Upon my entrance into Valpo, I never would have guessed that I would be typing this essay from the apartment I share with a Korean family near Gwangju, South Korea. Even throughout the first half of my studies, I was a Spanish major and studied abroad in Granada, Spain. My interest in the region did not spark until my last three semesters, when I took a class on East Asian politics with Professor Lin as part of my International Relations degree. However, Professor Lin's erudite teaching and enthusiasm for the subject awoke my curiosity as well.

Then, in my last semester, I conducted research with Professor Lin and twelve other students in rural China. While there, I not only studied the role of rural entrepreneurs on urbanization and internationalization in Zhejiang province, but forged lasting contacts with university students and professors. I picked strawberries alongside rural farmers during the day, and dined with Chinese Communist Party officials at night. After this experience, I realized that my future research and career could not help but be focused on East Asia.

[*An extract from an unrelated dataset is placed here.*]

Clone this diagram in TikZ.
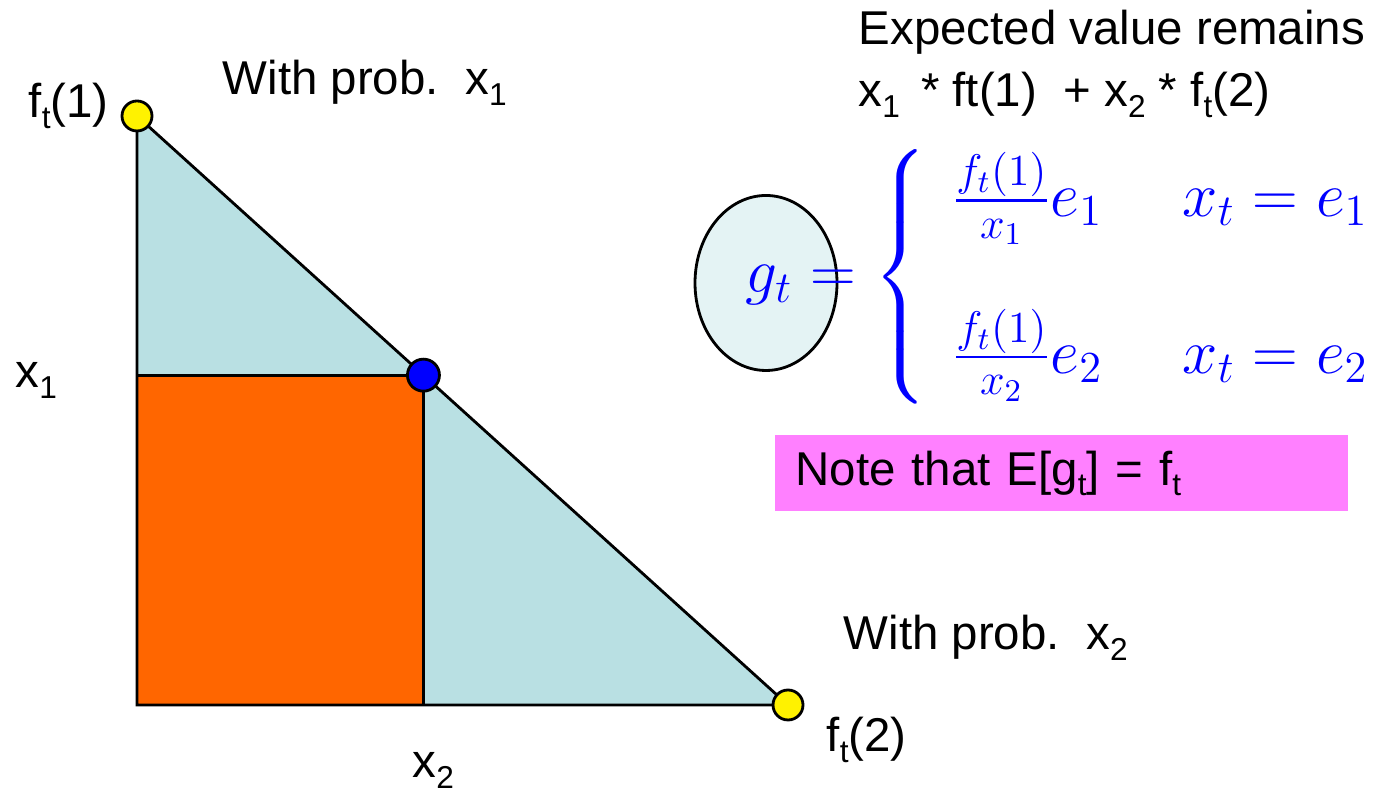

Fortunately, soon after my research in China, I received a Fulbright Teaching Assistantship to South Korea. Everyday, I witness and embrace the Korean people, language, and culture. Living near Gwangju, a hotbed for political activism, I will participate in the twenty-fifth anniversary of the Gwangju Uprising, Korea's definitive pro-democracy movement that ended with the loss of hundreds of students' lives. I have a new Korean family; complete with a little sister who emulates everything I do, and a host father that watches CNN compulsively, in hopes to improve his English. I have fifty-five Korean coworkers to say "Annyeonghasaeyo?" (hello) to everyday at school. And I have eight hundred students that now scream "Aloha!" after our class on different ways to say hello. I am in the midst of the most wonderful time of my life, and each day gets better and better.

I could not have obtained these amazing experiences without Valparaiso's commitment to East Asian teaching and research. At twenty-two years old, I have talked with officials of the Chinese Communist Party, seen firsthand the effects of Chinese capitalism, walked along the thirty-eighth parallel, and spoken to survivors of the Gwangju uprising. I now plan a career in East Asian research, hopefully with a government agency. With Valpo and the Department of Chinese and Japanese Studies' aid, I can look forward to an exciting career, backed by remarkable collegiate experience in East Asia.